Rushton Ruling: Arbitration Provision Violates Public Policy
A panel of the Michigan Court of Appeals recently reversed its position on whether a provision requiring arbitration of prospective civil rights claims is enforceable. In Rushton v. Meijer, the court held that Michigan employers cannot require employees to waive their right to pursue future civil rights claims in court because such a measure violates public policy. (Rushton v. Meijer, Inc., Court of Appeals Docket No. 199684, Slip. Op. August 19, 1997.)
This decision is notable for several reasons. First, it contradicts the Court of Appeals earlier decision in Heurtebise v. Reliable Computers, Inc., 207 Mich. App. 305 (1994). In that case, a different panel of the same court held that provisions requiring arbitration of civil rights claims are enforceable. (The Heurtebise decision was later reversed on other grounds by the Michigan Supreme Court.)
Secondly, the Court of Appeals in Rushton was not required to address the broad public policy issue involving the validity of arbitrating prospective civil rights claims, but it chose to do so. The Supreme Court had sent Rushton back to the Court of Appeals for review in light of Heurtebise, which held that an employer's handbook did not create a binding contract -- but did not address the broader public policy issue. The Court of Appeals could have reasonably interpreted the Supreme Court mandate simply to review whether there was a mutually enforceable arbitration agreement under contract law. The court chose to go further, however, and address the public policy issue even after it found the arbitration provision enforceable.
Finally, the Court of Appeals took a very narrow view of the meaning of "commerce" under the Federal Arbitration Act, holding that plaintiff Rushton's employment relationship did not constitute a contract involving commerce and, therefore, state law, rather than the more broadly enforced federal act, should apply.
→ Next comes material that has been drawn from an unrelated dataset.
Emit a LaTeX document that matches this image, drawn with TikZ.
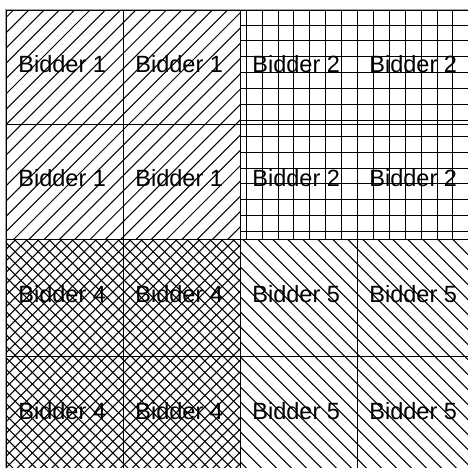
\documentclass[tikz,border=0pt]{standalone}
\usepackage{fontspec}
\setmainfont{Liberation Sans}
\usetikzlibrary{positioning}

\begin{document}
\begin{tikzpicture}[
  x=1pt, y=-1pt,
  font=\fontsize{23.5}{26}\selectfont,
  cell/.style={draw, line width=1pt, outer sep=0pt, inner sep=0pt, minimum width=117pt},
  rowone/.style={cell, minimum height=114pt},
  rowtwo/.style={cell, minimum height=115pt},
  rowrest/.style={cell, minimum height=117pt},
  hatch/.style={line width=1pt},
  gridhatch/.style={line width=1.2pt},
  bidtext/.style={inner sep=0pt, xshift=-2.8pt, yshift=3.5pt},
]
  \useasboundingbox (0,0) rectangle (468,468);
  \fill[white] (0,0) rectangle (468,468);
  \clip (0,0) rectangle (468,468);

  % frame
  \draw[black!35, line width=1pt] (5.5,468) -- (5.5,9.5) -- (468,9.5);

  % cells
  \node[rowone, anchor=north west] (c11) at (6.5,10.5) {};
  \node[rowone, right=0pt of c11] (c12) {};
  \node[rowone, right=0pt of c12] (c13) {};
  \node[rowone, right=0pt of c13] (c14) {};
  \node[rowtwo, below=0pt of c11] (c21) {};
  \node[rowtwo, right=0pt of c21] (c22) {};
  \node[rowtwo, right=0pt of c22] (c23) {};
  \node[rowtwo, right=0pt of c23] (c24) {};
  \node[rowrest, below=0pt of c21] (c31) {};
  \node[rowrest, right=0pt of c31] (c32) {};
  \node[rowrest, right=0pt of c32] (c33) {};
  \node[rowrest, right=0pt of c33] (c34) {};
  \node[rowrest, below=0pt of c31] (c41) {};
  \node[rowrest, right=0pt of c41] (c42) {};
  \node[rowrest, right=0pt of c42] (c43) {};
  \node[rowrest, right=0pt of c43] (c44) {};

  % bidder 1: north east lines
  \begin{scope}
    \clip (c11.north west) rectangle (c22.south east);
    \foreach \k in {0,...,33}
      \draw[hatch] ({23.5+15.3*\k-500},500) -- ({23.5+15.3*\k},0);
  \end{scope}

  % bidder 2: grid
  \begin{scope}
    \clip (c13.north west) rectangle (c24.south east);
    \foreach \k in {0,...,14}
      \draw[gridhatch] ({floor(246.3+15.9*\k)+0.5},0) -- ++(0,260);
    \foreach \k in {-1,...,14}
      \draw[gridhatch] (230,{floor(25+15.9*\k)+0.5}) -- ++(250,0);
  \end{scope}

  % bidder 4: cross hatch
  \begin{scope}
    \clip (c31.north west) rectangle (c42.south east);
    \foreach \k in {20,...,63}
      \draw[hatch] ({2.3+11.5*\k-500},500) -- ({2.3+11.5*\k},0);
    \foreach \k in {-42,...,1}
      \draw[hatch] ({4.8+11.5*\k},0) -- ({4.8+11.5*\k+500},500);
  \end{scope}

  % bidder 5: north west lines
  \begin{scope}
    \clip (c33.north west) rectangle (c44.south east);
    \foreach \k in {-17,...,16}
      \draw[hatch] ({3.3+15*\k},0) -- ({3.3+15*\k+500},500);
  \end{scope}

  % labels
  \node[bidtext] (t11) at (c11) {Bidder 1};
  \node[bidtext] (t12) at (c12) {Bidder 1};
  \node[bidtext] (t13) at (c13) {Bidder 2};
  \node[bidtext] (t14) at (c14) {Bidder 2};
  \node[bidtext] (t21) at (c21) {Bidder 1};
  \node[bidtext] (t22) at (c22) {Bidder 1};
  \node[bidtext] (t23) at (c23) {Bidder 2};
  \node[bidtext] (t24) at (c24) {Bidder 2};
  \node[bidtext] (t31) at (c31) {Bidder 4};
  \node[bidtext] (t32) at (c32) {Bidder 4};
  \node[bidtext] (t33) at (c33) {Bidder 5};
  \node[bidtext] (t34) at (c34) {Bidder 5};
  \node[bidtext] (t41) at (c41) {Bidder 4};
  \node[bidtext] (t42) at (c42) {Bidder 4};
  \node[bidtext] (t43) at (c43) {Bidder 5};
  \node[bidtext] (t44) at (c44) {Bidder 5};
\end{tikzpicture}
\end{document}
The Rushton case will undoubtedly be appealed to the Michigan Supreme Court but in the meantime, it seems to have already influenced the Michigan Court of Appeals in other pending cases. For example, in Stewart v. Fairlane Community Mental Health Centre, Court of Appeals Docket No. 19140, Slip. Op. September 16, 1997, the court cited both Heurtebise and Rushton in holding that the defendant's personnel policy manual did not create an enforceable arbitration agreement. Although purporting to "save for another date the public policy issue of whether defendant, as a condition of employment, can require its employees to prospectively waive their rights to pursue WPA (Whistleblower's Protection Act) claims in a judicial forum," the court pointedly likened the WPA to the Michigan Civil Rights Act in terms of protecting similar statutorily recognized interests and deserving similar treatment. In a recent unpublished opinion, Arslanian v. Oakwood United Hospital, the Michigan Court of Appeals held that a prior arbitration could not act to bar, under the doctrine of res judicata, an employee's suit for gender discrimination.
Courts Outside Michigan Also Finding Arbitration Process Unfair
Earlier this summer, the California Supreme Court, which had previously expressed a strong policy favoring arbitration, decided a case that raises important issues that could affect the legal validity of many contractual arbitration programs. In Engalla v. Permanente Medical Group Inc., 64 Cal. Rptr. 2nd 843 (1997), the court held that there was sufficient evidence to support a lower court finding that the defendant had engaged in fraud in the inducement of its contract formation and as such, its petition to compel arbitration of a medical malpractice claim under contract terms could be denied. (The defendant was an HMO and the plaintiff was an immigrant to the United States who worked for a company that offered enrollment in the HMO's health program. The HMO plan provided for binding arbitration of any claims asserted for personal injury.) The court also held that the HMO's actions in relation to the arbitration clause might be construed to constitute a waiver of its right to compel arbitration. Although the California Supreme Court did not find the arbitration clause itself unconscionable, it clearly disapproved of the defendant's arbitration program and suggested that the arbitration process -- established by a party with superior bargaining power -- would be closely scrutinized. The court noted that arbitration agreements which were offered on a "take-it-or-leave-it" basis posed the risk of becoming instruments for injustice.
Finally, in Nelson v. Cyprus Bagdad Copper Corp, 119 F.3d 756 (1997), the Ninth Circuit Federal Court of Appeals held that the arbitration provision in an employee handbook did not constitute a waiver of an employee's rights to a judicial determination of his claims under the Americans with Disabilities Act and the Arizona Civil Rights Act. The opinion also suggests that a unilateral act by an employer is not sufficient to waive such rights.
In summary, the pendulum which had been swinging towards the automatic acceptance of arbitration clauses is beginning to change direction, as courts recognize that the arbitration process can be unfair when imposed upon employees and consumers. It is too early to predict whether the outright ban on arbitration of civil rights claims in Rushton will stand, but courts are definitely taking a closer look at whether the process provided by arbitration provisions is fair and reasonable considering the unequal bargaining power of the parties.